Announced acquisition strategy
As rumors continue to swirl over potential buyout plans for the operationally troubled Time Warner, the company’s shareholders have benefited greatly from the resulting run-up in TWC stock. Shares of the possible acquisition target surpassed $138 on Friday, setting another 52-week high. Time Warner and its possible suitors, Charter (CHTR) and Comcast (CMCSA), belong to the iShares U.S. Consumer Services ETF (IYC), which tracks the performance of the Dow Jones U.S. Consumer Services Index.
Talk of a buyout of Time Warner began in March 2013, shortly after John Malone’s Liberty Media Corp. (LMCA) purchased a 27% stake in Charter Communications.
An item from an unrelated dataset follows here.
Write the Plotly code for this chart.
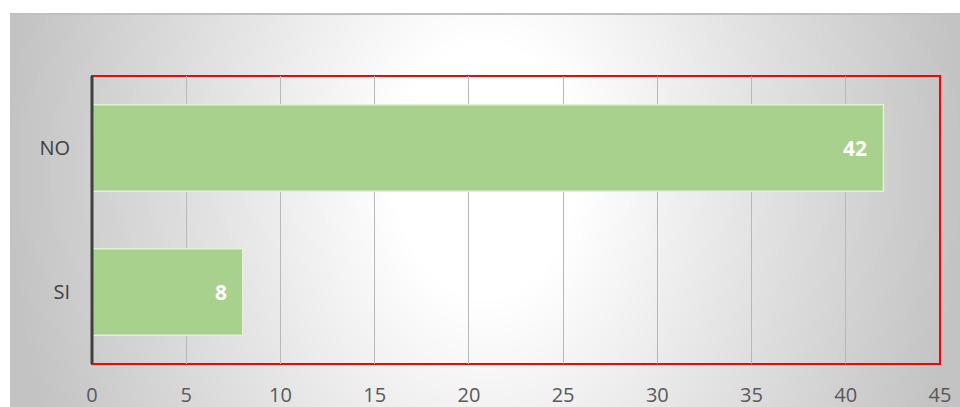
import base64, struct, zlib
import numpy as np
import plotly.graph_objects as go

categories = ["SI", "NO"]
values = [8, 42]
x_ticks = [0, 5, 10, 15, 20, 25, 30, 35, 40, 45]

W, H = 960, 407
ML, MR, MT, MB = 92, 20, 76, 43
PW, PH = W - ML - MR, H - MT - MB

# --- radial gradient background as a PNG ---
IX0, IY0 = 10, 13
IW, IH = W - IX0, H - IY0
ys, xs = np.mgrid[0:IH, 0:IW]
px = xs + IX0
py = ys + IY0
r = np.sqrt(((px - 485) / 470.0) ** 2 + ((py - 170) / 650.0) ** 2)
t = np.clip((r - 0.2) / 0.82, 0, 1)
img = (255 - 60 * t).astype(np.uint8)
img[0:2, :] = 192  # top border line


def png_gray(a):
    h, w = a.shape
    raw = b"".join(b"\x00" + a[i].tobytes() for i in range(h))

    def chunk(tag, data):
        c = struct.pack(">I", len(data)) + tag + data
        return c + struct.pack(">I", zlib.crc32(tag + data) & 0xFFFFFFFF)

    return (b"\x89PNG\r\n\x1a\n" + chunk(b"IHDR", struct.pack(">IIBBBBB", w, h, 8, 0, 0, 0, 0))
            + chunk(b"IDAT", zlib.compress(raw, 9)) + chunk(b"IEND", b""))


src = "data:image/png;base64," + base64.b64encode(png_gray(img)).decode()

fig = go.Figure()
fig.add_trace(go.Bar(
    y=categories, x=values, orientation="h", width=0.6,
    marker=dict(color="#A9D18E", line=dict(color="#E2F0D9", width=1.5)),
    hoverinfo="skip",
))
for c, v in zip(categories, values):
    fig.add_annotation(x=v, y=c, text=f"<b>{v}</b>", showarrow=False,
                       xanchor="right", xshift=-14,
                       font=dict(family="Open Sans", size=21, color="white"))

fig.add_layout_image(dict(
    source=src, xref="paper", yref="paper",
    x=(IX0 - ML) / PW, y=(H - MB - IY0) / PH,
    sizex=IW / PW, sizey=IH / PH, sizing="stretch",
    xanchor="left", yanchor="top", layer="below",
))
fig.add_shape(type="rect", xref="paper", yref="paper", x0=0, x1=1, y0=0, y1=1,
              line=dict(color="#FF0000", width=2), layer="below")
fig.add_shape(type="line", xref="paper", yref="paper", x0=0, x1=0, y0=0, y1=1,
              line=dict(color="#404040", width=3), layer="above")

fig.update_layout(
    width=W, height=H, margin=dict(l=ML, r=MR, t=MT, b=MB),
    paper_bgcolor="white", plot_bgcolor="rgba(0,0,0,0)",
    showlegend=False, bargap=0.4,
    font=dict(family="Open Sans", color="#595959"),
)
fig.update_xaxes(range=[0, 45], tickvals=x_ticks, showgrid=True, gridcolor="#B8B8B8",
                 gridwidth=1, zeroline=False, showline=False, ticks="", automargin=False,
                 tickfont=dict(size=20, color="#595959"), ticklabelstandoff=17)
fig.update_yaxes(showline=False, ticks="", automargin=False,
                 showgrid=False, tickfont=dict(size=20, color="#404040"),
                 ticklabelstandoff=21)

fig.write_html("out.html")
A veteran and trailblazer of domestic cable TV, Malone was outspoken about his desire to consolidate the industry and expressed particular interest in Time Warner. Gregory Maffei, Liberty Media’s CEO, stated, “Consolidation is helpful, Time Warner Cable is appealing.”
Possible transaction details emerge
While Charter has openly and aggressively pursued Time Warner, any deal would likely be difficult to execute and fraught with risks. In particular, Charter is the much smaller company, with only about 4.2 million video subscribers compared to Time Warner’s 11.4 million. To fund such a takeover, Charter would likely have to take on substantial additional debt in order to pay TWC shareholders in cash.
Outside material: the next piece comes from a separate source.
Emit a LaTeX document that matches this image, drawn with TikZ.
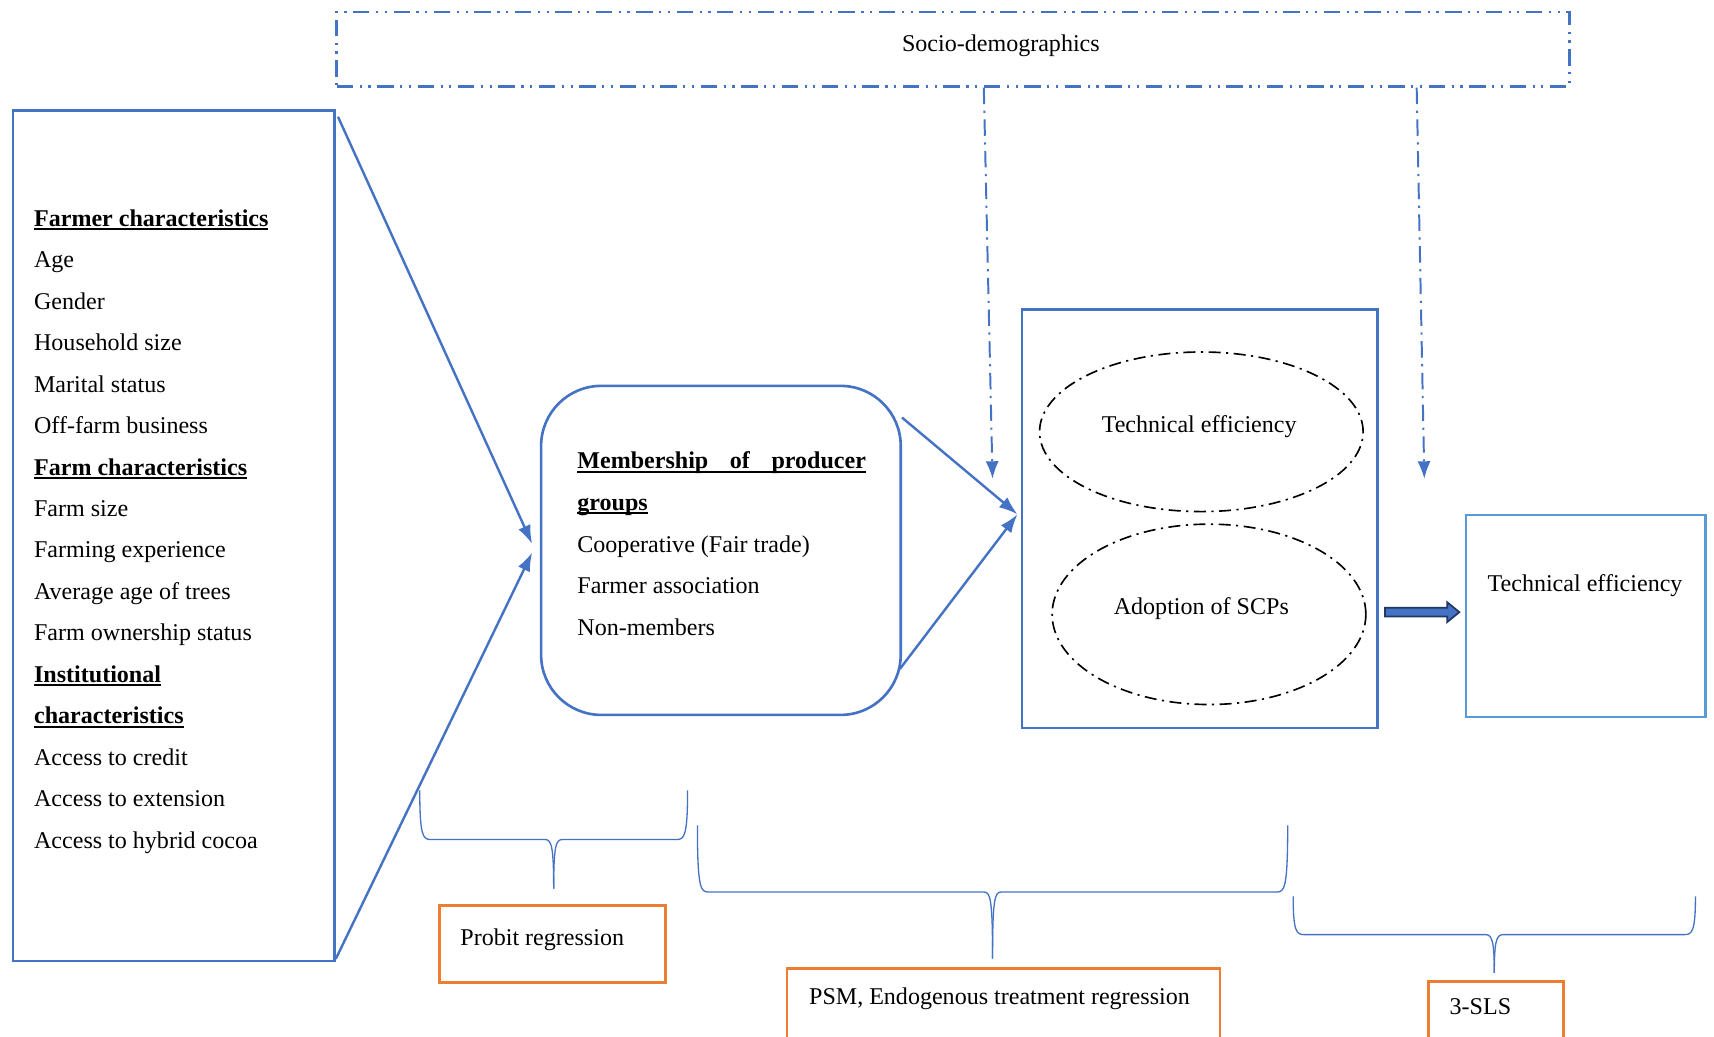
\documentclass[tikz,border=0pt]{standalone}
\usepackage{fontspec}
\setmainfont{Liberation Serif}
\usetikzlibrary{calc,arrows.meta,shapes.geometric}
\definecolor{wblue}{HTML}{4472C4}
\definecolor{lblue}{HTML}{5B9BD5}
\definecolor{worange}{HTML}{ED7D31}
\definecolor{navy}{HTML}{1F3864}
\newcommand{\ulb}[1]{\setbox0=\hbox{#1}\rlap{\rule[-3.4pt]{\wd0}{1.7pt}}\box0}
\newcommand{\wbrace}[5]{%
  \pgfmathsetmacro\xm{(#1+#2)/2}%
  \draw[bracestyle] (#1,#3) .. controls (#1,{#4-3}) and ({#1+3},#4) .. ({#1+10},#4) -- ({\xm-8},#4) .. controls ({\xm-2},#4) and (\xm,{#4+6}) .. (\xm,#5);
  \draw[bracestyle] (#2,#3) .. controls (#2,{#4-3}) and ({#2-3},#4) .. ({#2-10},#4) -- ({\xm+8},#4) .. controls ({\xm+2},#4) and (\xm,{#4+6}) .. (\xm,#5);
}
\begin{document}
\begin{tikzpicture}[x=1pt,y=-1pt,
  txt/.style={font=\fontsize{22}{26}\selectfont, inner sep=0pt, anchor=base west},
  ctxt/.style={font=\fontsize{22}{26}\selectfont, inner sep=0pt},
  bluebox/.style={draw=wblue, line width=2.4pt, inner sep=0pt},
  orangebox/.style={draw=worange, line width=2.6pt, inner sep=0pt},
  conn/.style={draw=wblue, line width=2.2pt, -{Latex[length=17pt,width=12pt]}},
  sarrow/.style={draw=wblue, line width=1.8pt, dash pattern=on 15pt off 6pt on 2pt off 6pt, -{Latex[length=16pt,width=12pt]}},
  ell/.style={draw=black, line width=1.5pt, ellipse, dash pattern=on 11pt off 5pt on 2pt off 5pt, inner sep=0pt},
  bracestyle/.style={draw=wblue, line width=1.2pt}]
\clip (0,0) rectangle (1568,948);
\fill[white] (0,0) rectangle (1568,948);

% socio-demographics box
\node[draw=wblue, line width=2.4pt, dash pattern=on 15pt off 6pt on 2pt off 6pt on 2pt off 6pt,
      minimum width=1128pt, minimum height=68pt, inner sep=0pt] (soc) at (872,45) {};
\node[txt] (soctext) at (825,47) {Socio-demographics};

% left box
\node[bluebox, minimum width=294pt, minimum height=778pt] (lbox) at (159,490) {};
\foreach [count=\i] \t in {
  {\textbf{\ulb{Farmer characteristics}}},
  Age, Gender, Household size, Marital status, Off-farm business,
  {\textbf{\ulb{Farm characteristics}}},
  Farm size, Farming experience, Average age of trees, Farm ownership status,
  {\textbf{\ulb{Institutional}}},
  {\textbf{\ulb{characteristics}}},
  Access to credit, Access to extension, Access to hybrid cocoa}
  \node[txt] (L\i) at (31,{207+(\i-1)*37.93}) {\t};

% membership box
\node[draw=wblue, line width=2.4pt, rounded corners=55pt, minimum width=329pt, minimum height=301pt, inner sep=0pt] (memb) at (659.5,503.5) {};
\node[txt] (m1) at (528,429) {\textbf{\ulb{\makebox[264pt][s]{Membership of producer}}}};
\node[txt] (m2) at (528,467) {\textbf{\ulb{groups}}};
\node[txt] (m3) at (528,505) {Cooperative (Fair trade)};
\node[txt] (m4) at (528,543) {Farmer association};
\node[txt] (m5) at (528,581) {Non-members};

% middle box with ellipses
\node[bluebox, minimum width=325pt, minimum height=383pt] (mid) at (1097.5,474.5) {};
\node[ell, minimum width=296pt, minimum height=146pt] (e1) at (1099,395) {};
\node[ctxt] (e1text) at (1097,390) {Technical efficiency};
\node[ell, minimum width=287pt, minimum height=165pt] (e2) at (1106,562) {};
\node[ctxt] (e2text) at (1099,557) {Adoption of SCPs};

% right box
\node[draw=lblue, line width=2.4pt, minimum width=219pt, minimum height=185pt, inner sep=0pt] (tebox) at (1450.5,563.5) {};
\node[ctxt] (tetext) at (1450,536) {Technical efficiency};

% thick arrow
\draw[draw=navy, fill=wblue, line width=1.6pt, line join=miter]
  (1267,556) -- (1324,556) -- (1324,551) -- (1335,560) -- (1324,569) -- (1324,564) -- (1267,564) -- cycle;

% connectors
\draw[conn] ($(lbox.north east)+(2,7)$) -- ($(memb.west)+(-7,-6)$);
\draw[conn] ($(lbox.south east)+(0,-3)$) -- ($(memb.west)+(-7,2)$);
\draw[conn] ($(memb.east)+(0,-121.5)$) -- ($(mid.west)+(-3,-4)$);
\draw[conn] ($(memb.east)+(-2,108.5)$) -- ($(mid.west)+(-3,-4)$);
\coordinate (t1) at (908,438);
\coordinate (t2) at (1303,438);
\draw[sarrow] ($(soc.south)+(28,0)$) -- (t1);
\draw[sarrow] ($(soc.south)+(424,0)$) -- (t2);

% braces
\wbrace{384}{629}{723}{768}{813}
\wbrace{638}{1178}{755}{816}{877}
\wbrace{1183}{1551}{820}{855}{890}

% method boxes
\node[orangebox, minimum width=207pt, minimum height=71pt] (probit) at (505.5,863.5) {};
\node[txt] (probittext) at (421,865) {Probit regression};
\node[orangebox, minimum width=396pt, minimum height=80pt] (psm) at (918,926) {};
\node[txt] (psmtext) at (740,919) {PSM, Endogenous treatment regression};
\node[orangebox, minimum width=123pt, minimum height=70pt] (sls) at (1368.5,933) {};
\node[txt] (slstext) at (1326,928) {3-SLS};
\end{tikzpicture}
\end{document}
This week, specific details of Charter’s possible bid began to emerge. In particular, the company is contemplating paying Time Warner shareholders a combination of up to $90 of cash per share, with the balance coming from newly issued Charter stock. There are 289 million outstanding shares of Time Warner. This means Charter would need to raise $26 billion to fund the cash portion of the merger. And indeed, this week, Charter was reported to be talking with banks to raise $25 billion in new debt. However, with Time Warner trading above $138, Charter would need to come up with additional funds to satisfy selling shareholders. If the total purchase price including a premium were to be 10% above the current share price, or roughly $152, Charter would need to issue stock to pay the remaining $62 per share, or a total of almost $18 billion of new Charter stock.
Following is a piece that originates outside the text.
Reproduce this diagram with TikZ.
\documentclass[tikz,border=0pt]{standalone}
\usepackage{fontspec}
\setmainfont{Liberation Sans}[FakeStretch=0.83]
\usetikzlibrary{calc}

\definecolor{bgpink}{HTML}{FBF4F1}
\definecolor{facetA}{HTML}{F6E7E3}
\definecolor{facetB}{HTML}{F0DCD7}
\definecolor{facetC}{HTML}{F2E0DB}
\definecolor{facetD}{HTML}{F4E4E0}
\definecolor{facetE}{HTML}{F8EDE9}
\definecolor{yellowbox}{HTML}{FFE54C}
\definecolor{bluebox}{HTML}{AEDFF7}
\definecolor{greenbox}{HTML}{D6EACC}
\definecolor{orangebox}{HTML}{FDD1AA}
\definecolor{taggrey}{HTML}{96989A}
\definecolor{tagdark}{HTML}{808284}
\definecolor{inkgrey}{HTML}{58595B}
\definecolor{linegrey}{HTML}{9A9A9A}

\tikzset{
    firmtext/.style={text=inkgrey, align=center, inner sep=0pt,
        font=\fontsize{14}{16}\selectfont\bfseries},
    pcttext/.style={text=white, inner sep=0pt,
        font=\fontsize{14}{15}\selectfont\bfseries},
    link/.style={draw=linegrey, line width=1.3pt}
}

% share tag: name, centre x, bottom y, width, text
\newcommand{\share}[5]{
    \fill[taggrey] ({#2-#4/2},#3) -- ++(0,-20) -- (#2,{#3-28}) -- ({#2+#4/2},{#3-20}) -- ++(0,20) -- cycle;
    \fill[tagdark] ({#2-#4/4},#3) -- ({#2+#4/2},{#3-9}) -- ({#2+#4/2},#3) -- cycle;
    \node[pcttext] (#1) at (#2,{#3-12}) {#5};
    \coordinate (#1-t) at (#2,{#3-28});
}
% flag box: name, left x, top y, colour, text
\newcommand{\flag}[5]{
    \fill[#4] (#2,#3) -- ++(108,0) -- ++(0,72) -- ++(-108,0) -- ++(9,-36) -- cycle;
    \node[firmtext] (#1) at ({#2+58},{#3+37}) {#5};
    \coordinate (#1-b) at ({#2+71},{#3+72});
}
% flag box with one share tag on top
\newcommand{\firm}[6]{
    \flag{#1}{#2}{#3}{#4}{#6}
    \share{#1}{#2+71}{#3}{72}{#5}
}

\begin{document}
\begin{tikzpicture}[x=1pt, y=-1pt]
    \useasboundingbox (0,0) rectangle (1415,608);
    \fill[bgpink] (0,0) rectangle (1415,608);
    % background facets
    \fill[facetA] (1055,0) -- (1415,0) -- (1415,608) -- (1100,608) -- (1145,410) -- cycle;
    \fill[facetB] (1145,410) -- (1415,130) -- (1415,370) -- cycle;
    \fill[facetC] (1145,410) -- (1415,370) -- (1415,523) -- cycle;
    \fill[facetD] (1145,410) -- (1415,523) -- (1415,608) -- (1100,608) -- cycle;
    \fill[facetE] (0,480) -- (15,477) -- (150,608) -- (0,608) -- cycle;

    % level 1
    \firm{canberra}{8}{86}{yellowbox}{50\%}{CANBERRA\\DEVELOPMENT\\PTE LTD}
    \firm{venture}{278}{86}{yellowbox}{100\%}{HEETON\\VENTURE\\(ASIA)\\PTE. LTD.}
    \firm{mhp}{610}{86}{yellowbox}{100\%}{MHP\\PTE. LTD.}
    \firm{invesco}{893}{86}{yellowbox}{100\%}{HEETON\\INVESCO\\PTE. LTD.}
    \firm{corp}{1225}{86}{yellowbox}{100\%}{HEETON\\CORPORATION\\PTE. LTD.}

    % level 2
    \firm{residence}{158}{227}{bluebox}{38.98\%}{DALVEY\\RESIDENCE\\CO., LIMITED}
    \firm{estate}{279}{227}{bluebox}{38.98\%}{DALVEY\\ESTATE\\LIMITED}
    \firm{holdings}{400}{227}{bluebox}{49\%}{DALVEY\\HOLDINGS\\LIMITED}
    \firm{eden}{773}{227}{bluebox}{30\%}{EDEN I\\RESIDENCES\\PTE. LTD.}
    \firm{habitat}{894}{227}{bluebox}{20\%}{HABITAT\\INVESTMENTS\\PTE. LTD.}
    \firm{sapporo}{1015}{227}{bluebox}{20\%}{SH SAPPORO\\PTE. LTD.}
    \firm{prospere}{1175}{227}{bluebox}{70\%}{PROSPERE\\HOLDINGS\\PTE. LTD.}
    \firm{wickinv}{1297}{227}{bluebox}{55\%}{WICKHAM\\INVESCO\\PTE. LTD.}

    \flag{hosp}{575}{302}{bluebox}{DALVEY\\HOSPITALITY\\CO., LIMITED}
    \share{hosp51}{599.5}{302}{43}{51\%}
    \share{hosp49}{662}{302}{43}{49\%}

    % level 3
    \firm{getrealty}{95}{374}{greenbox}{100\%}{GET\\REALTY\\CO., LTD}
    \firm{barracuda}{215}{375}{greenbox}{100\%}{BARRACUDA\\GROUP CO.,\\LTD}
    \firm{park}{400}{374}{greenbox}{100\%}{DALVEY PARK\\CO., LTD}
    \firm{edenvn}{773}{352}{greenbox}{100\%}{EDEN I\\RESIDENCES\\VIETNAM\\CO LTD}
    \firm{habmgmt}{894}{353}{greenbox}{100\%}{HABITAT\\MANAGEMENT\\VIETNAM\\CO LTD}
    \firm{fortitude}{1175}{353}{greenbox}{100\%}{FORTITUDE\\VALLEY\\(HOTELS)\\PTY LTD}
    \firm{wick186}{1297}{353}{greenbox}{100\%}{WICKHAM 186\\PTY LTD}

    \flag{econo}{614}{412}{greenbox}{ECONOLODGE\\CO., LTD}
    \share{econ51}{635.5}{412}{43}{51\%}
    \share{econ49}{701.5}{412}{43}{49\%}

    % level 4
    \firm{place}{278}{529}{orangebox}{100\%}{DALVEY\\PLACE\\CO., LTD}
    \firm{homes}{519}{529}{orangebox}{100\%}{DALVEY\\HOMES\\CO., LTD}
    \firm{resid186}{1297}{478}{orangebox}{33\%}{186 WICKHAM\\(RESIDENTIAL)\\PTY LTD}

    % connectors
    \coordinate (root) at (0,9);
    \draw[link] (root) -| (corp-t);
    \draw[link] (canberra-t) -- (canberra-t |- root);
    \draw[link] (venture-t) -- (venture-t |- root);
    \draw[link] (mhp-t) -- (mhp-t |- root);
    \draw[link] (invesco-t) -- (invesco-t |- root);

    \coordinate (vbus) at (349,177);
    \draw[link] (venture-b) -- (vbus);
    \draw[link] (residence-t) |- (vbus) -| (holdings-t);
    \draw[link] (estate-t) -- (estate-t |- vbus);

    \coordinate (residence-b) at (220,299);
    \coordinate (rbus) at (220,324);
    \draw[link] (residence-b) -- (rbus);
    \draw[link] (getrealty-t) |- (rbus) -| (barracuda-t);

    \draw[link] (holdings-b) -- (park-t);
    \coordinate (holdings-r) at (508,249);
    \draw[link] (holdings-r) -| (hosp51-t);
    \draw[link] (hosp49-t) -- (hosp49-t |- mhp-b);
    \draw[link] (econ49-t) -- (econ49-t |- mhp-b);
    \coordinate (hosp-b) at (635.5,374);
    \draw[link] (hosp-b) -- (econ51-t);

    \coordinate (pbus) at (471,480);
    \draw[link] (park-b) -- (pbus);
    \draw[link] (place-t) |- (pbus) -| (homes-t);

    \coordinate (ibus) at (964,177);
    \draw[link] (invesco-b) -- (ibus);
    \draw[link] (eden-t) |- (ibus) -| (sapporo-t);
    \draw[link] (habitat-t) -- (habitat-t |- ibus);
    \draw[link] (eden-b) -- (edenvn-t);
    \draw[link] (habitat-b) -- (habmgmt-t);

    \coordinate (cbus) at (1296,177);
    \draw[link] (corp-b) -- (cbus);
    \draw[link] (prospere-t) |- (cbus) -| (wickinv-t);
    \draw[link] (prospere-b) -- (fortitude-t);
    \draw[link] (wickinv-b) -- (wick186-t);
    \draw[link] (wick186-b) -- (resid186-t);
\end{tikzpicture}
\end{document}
As the chart above shows, these amounts dwarf Charter’s current capitalization, which only has $14.27 billion of debt and a $13.91 billion market cap. In other words, as Market Realist discussed in the earlier series Potential consolidation for cable TV providers, this is a very aggressive transaction by Charter that will require great cooperation from financial markets to provide the necessary financing in order to complete a deal.